Only the number is wanted: tally the lines below that contain the word "this".

* START Input *

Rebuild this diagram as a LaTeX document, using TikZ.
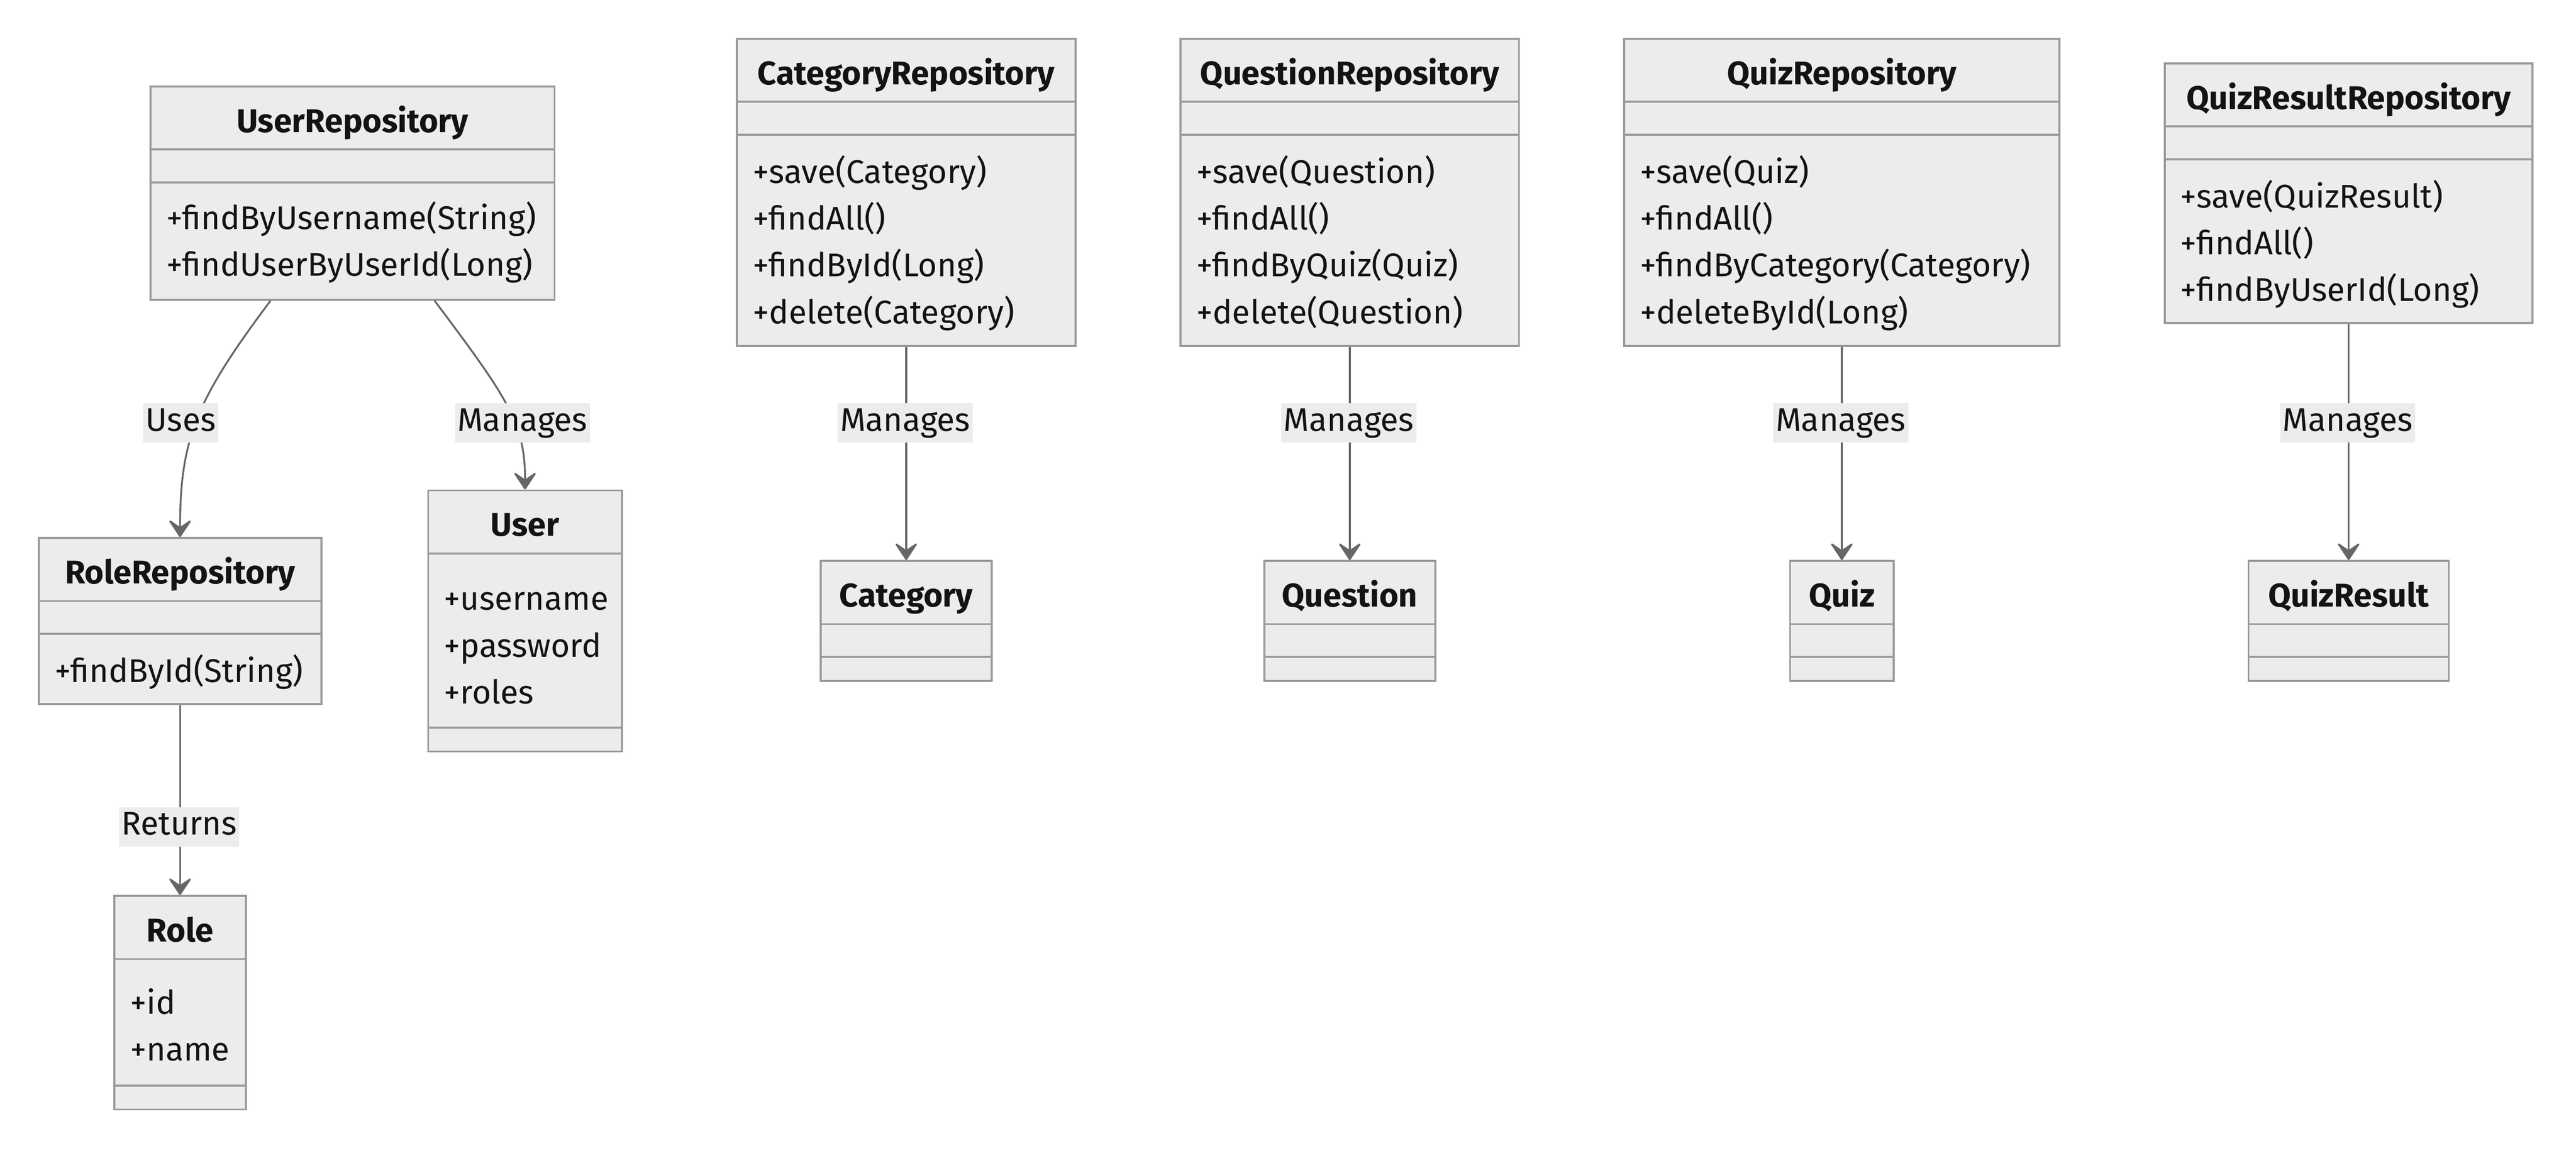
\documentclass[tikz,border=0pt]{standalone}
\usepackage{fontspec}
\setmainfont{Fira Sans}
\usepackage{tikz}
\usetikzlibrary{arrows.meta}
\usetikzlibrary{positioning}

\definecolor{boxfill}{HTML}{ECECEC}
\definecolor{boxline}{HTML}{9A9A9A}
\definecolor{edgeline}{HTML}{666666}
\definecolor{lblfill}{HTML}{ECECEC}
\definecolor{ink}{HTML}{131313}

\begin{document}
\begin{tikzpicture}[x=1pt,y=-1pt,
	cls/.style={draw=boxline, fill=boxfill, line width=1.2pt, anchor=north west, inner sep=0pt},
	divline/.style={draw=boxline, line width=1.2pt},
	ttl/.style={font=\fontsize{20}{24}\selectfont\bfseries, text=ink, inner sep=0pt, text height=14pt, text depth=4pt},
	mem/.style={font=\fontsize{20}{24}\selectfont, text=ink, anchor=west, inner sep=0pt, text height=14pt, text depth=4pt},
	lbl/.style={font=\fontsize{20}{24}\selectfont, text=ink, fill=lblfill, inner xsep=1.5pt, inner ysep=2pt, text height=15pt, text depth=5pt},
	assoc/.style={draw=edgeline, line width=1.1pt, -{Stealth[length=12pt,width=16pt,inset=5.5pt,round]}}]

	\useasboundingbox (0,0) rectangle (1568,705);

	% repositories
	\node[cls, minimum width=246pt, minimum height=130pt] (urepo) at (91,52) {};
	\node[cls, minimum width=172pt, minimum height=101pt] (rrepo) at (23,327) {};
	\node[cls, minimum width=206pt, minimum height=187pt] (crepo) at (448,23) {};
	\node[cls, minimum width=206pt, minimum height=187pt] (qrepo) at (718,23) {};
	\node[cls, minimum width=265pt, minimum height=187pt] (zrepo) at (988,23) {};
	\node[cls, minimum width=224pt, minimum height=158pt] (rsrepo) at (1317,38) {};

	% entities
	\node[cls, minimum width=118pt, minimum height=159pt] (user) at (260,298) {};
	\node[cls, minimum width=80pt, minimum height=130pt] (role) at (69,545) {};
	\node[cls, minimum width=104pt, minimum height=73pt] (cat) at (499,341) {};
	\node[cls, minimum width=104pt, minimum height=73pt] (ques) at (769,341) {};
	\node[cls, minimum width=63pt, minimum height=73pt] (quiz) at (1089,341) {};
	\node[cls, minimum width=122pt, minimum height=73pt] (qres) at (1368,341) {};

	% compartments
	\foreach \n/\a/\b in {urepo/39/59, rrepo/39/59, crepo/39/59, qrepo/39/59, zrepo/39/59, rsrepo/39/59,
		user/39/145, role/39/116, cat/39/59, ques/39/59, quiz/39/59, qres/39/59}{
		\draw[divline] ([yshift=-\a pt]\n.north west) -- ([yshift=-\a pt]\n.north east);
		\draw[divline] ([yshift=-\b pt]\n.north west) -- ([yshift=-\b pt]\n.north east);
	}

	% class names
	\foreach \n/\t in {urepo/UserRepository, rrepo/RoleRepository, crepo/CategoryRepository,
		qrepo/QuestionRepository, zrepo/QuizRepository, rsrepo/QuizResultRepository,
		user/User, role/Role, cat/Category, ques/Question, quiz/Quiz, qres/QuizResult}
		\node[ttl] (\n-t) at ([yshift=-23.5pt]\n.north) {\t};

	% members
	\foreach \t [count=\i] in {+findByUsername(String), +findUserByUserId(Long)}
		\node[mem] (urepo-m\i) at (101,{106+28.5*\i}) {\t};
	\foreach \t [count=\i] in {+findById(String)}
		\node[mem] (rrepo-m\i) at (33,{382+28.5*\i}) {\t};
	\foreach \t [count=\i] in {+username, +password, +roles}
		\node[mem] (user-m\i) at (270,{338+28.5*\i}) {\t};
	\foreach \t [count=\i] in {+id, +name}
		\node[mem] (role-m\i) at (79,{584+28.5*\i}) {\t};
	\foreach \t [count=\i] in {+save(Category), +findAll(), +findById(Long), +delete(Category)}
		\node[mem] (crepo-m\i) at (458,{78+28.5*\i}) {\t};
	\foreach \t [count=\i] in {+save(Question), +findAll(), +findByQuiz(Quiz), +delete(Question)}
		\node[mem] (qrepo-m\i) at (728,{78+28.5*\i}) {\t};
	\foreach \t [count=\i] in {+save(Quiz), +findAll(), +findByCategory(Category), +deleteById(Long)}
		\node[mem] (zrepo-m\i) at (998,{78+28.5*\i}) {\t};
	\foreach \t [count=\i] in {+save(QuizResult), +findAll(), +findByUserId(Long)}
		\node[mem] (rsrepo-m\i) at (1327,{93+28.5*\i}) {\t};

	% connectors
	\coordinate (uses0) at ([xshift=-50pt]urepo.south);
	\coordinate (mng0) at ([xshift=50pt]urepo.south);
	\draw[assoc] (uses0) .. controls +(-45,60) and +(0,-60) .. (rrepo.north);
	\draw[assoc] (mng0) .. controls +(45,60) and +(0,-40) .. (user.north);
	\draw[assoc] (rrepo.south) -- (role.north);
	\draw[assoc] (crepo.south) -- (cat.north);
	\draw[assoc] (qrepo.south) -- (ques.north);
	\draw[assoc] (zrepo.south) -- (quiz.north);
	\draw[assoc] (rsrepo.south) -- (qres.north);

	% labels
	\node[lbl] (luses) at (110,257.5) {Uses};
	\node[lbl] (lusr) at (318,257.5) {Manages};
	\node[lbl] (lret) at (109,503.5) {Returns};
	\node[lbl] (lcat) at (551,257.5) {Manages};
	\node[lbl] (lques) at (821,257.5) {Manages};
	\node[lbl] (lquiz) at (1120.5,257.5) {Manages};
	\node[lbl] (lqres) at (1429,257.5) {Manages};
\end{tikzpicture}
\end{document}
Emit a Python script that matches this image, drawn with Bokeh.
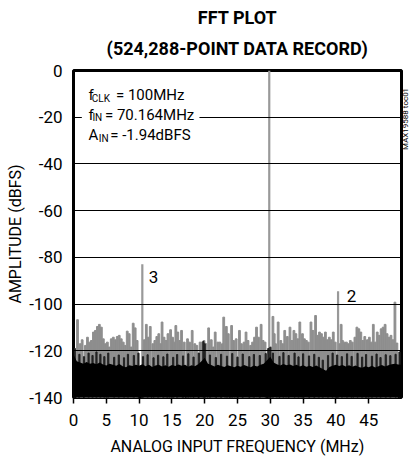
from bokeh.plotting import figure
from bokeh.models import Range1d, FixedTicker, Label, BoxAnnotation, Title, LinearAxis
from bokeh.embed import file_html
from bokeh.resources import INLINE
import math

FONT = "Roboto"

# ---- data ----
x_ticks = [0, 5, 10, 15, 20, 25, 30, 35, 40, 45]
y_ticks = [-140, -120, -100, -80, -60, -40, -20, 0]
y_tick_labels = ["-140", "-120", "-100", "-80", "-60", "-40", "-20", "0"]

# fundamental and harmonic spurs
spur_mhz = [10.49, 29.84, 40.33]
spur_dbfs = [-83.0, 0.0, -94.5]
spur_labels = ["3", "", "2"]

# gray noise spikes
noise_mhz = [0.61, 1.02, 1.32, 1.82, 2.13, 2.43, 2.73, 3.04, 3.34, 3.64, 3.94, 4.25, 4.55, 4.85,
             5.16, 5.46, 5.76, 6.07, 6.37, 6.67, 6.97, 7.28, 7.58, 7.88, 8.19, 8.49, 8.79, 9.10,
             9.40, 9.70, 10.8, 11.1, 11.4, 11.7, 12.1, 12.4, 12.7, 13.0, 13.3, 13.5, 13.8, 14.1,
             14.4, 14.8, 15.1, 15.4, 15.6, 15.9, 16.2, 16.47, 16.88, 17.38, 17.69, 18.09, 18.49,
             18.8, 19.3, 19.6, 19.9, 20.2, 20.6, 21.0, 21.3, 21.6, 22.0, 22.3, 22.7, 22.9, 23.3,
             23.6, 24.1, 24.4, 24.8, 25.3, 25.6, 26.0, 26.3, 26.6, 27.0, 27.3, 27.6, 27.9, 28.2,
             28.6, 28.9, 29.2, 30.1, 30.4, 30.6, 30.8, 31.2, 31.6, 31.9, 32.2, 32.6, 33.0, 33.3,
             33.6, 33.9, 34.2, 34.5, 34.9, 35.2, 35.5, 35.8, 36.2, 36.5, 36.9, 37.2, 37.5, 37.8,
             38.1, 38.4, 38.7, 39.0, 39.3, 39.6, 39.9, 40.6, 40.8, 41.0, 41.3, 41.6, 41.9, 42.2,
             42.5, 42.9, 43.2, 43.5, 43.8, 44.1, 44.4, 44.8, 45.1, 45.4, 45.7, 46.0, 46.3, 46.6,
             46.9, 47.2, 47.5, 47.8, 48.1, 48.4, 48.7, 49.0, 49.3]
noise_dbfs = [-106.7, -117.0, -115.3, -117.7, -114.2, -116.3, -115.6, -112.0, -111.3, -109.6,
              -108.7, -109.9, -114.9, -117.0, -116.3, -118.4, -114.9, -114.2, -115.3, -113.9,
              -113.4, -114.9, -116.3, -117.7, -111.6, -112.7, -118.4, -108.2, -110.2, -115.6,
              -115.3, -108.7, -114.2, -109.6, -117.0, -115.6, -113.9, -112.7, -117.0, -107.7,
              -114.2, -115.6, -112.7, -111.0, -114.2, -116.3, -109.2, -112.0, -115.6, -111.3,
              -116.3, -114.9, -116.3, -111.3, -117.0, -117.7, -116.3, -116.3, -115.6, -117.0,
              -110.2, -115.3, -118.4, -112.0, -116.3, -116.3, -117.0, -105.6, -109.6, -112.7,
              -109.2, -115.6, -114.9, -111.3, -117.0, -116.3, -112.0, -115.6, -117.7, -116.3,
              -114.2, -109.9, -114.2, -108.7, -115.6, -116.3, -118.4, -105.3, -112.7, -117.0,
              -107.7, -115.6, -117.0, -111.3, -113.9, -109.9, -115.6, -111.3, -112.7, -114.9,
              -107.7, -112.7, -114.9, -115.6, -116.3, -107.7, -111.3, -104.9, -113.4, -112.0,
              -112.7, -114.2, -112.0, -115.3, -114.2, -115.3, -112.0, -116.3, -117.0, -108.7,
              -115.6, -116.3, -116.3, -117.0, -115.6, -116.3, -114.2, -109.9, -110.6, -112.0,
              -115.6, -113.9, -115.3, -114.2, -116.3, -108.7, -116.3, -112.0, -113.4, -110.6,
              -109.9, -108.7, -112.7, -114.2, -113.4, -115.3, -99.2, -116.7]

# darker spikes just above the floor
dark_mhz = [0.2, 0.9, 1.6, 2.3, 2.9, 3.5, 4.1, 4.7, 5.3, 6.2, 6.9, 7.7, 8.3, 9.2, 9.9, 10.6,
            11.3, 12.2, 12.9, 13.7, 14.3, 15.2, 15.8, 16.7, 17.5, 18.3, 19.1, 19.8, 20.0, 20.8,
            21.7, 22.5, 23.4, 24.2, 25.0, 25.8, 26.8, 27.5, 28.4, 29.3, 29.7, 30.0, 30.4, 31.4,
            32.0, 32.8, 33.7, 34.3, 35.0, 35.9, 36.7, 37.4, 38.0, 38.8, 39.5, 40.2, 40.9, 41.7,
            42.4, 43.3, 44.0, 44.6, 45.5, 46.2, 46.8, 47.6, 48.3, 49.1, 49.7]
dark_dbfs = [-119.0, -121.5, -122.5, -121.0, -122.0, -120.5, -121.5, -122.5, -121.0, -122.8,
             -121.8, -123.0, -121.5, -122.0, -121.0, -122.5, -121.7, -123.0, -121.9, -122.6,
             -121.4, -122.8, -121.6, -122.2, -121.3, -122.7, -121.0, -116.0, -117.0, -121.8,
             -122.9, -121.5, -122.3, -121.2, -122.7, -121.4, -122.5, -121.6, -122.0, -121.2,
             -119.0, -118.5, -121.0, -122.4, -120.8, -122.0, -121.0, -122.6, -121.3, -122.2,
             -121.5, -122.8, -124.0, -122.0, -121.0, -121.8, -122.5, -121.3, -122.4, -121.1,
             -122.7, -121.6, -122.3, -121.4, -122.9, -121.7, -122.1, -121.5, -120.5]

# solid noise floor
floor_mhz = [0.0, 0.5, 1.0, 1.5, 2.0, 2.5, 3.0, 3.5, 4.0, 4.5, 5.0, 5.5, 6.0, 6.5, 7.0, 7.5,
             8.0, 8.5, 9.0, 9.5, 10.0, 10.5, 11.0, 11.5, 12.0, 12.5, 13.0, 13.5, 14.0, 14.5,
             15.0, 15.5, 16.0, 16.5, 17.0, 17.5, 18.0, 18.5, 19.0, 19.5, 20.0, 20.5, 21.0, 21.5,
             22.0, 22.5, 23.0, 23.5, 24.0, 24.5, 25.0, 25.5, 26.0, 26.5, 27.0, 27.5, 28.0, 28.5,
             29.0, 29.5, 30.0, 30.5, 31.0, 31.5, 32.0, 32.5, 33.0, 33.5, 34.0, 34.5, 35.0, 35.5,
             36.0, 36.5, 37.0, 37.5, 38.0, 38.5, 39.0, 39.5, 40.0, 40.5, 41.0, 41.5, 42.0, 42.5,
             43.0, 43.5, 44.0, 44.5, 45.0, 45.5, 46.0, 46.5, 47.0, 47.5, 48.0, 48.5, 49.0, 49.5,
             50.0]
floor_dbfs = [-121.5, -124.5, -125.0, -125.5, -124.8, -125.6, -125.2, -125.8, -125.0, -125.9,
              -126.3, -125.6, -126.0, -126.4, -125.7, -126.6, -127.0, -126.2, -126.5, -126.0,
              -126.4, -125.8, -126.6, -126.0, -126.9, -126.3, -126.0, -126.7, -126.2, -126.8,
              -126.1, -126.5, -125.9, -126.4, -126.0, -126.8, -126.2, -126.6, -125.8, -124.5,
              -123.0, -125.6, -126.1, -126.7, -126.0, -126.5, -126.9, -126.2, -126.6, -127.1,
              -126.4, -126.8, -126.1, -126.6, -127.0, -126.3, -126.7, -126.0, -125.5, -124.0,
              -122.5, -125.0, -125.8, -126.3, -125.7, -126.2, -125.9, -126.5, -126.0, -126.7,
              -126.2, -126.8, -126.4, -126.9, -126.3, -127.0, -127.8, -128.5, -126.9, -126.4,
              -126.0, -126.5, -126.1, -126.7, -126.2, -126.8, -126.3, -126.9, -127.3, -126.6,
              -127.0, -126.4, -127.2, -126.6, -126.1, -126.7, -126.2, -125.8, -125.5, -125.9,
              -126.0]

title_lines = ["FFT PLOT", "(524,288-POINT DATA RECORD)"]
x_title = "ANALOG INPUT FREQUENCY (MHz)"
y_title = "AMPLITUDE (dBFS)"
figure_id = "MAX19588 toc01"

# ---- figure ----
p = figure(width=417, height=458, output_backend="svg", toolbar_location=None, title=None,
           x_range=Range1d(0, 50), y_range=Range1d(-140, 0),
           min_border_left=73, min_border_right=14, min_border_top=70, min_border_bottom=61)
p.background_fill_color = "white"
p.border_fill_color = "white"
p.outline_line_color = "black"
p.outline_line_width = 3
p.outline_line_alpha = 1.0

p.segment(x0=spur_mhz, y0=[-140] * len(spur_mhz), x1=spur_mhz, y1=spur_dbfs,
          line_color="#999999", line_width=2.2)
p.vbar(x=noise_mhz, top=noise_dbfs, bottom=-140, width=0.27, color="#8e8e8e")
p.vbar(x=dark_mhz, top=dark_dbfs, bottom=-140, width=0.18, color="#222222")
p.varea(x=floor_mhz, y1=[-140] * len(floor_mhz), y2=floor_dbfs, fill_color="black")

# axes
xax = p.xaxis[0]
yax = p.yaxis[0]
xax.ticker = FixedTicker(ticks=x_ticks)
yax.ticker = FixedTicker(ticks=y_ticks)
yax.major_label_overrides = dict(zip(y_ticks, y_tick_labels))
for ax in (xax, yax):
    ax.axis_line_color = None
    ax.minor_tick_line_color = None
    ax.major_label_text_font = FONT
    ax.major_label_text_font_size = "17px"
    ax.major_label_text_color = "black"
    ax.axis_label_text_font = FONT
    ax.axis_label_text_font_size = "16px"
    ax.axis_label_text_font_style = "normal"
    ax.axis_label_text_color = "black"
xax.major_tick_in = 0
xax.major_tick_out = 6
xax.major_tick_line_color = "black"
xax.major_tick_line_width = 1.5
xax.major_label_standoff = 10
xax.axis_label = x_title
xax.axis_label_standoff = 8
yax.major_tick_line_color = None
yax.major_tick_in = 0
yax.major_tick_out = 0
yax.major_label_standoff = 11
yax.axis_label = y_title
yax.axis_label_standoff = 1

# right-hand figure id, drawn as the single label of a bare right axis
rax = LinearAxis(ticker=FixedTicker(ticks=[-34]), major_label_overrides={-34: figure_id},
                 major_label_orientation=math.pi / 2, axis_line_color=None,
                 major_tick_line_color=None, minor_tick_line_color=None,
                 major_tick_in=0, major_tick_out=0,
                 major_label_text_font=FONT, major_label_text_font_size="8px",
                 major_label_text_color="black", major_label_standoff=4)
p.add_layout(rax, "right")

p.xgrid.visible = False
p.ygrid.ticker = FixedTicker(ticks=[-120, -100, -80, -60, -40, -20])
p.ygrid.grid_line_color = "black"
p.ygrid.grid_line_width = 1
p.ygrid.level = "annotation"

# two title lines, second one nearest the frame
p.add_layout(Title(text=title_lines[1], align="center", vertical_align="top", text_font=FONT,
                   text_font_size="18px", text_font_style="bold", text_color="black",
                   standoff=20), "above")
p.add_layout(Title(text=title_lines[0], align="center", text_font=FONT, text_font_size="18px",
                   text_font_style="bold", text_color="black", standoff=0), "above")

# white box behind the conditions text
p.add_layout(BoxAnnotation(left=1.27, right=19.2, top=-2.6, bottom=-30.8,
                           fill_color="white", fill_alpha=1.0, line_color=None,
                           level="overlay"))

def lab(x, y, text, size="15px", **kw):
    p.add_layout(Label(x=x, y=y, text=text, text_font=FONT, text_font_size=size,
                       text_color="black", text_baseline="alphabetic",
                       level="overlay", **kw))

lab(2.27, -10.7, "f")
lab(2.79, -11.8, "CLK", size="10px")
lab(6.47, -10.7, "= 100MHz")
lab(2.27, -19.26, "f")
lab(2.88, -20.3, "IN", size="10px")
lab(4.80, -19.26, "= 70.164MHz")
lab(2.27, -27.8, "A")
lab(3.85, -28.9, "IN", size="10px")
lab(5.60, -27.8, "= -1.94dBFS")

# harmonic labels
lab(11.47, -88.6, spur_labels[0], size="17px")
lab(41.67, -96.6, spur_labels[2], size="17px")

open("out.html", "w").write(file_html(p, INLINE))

* END Input *

### The answer
2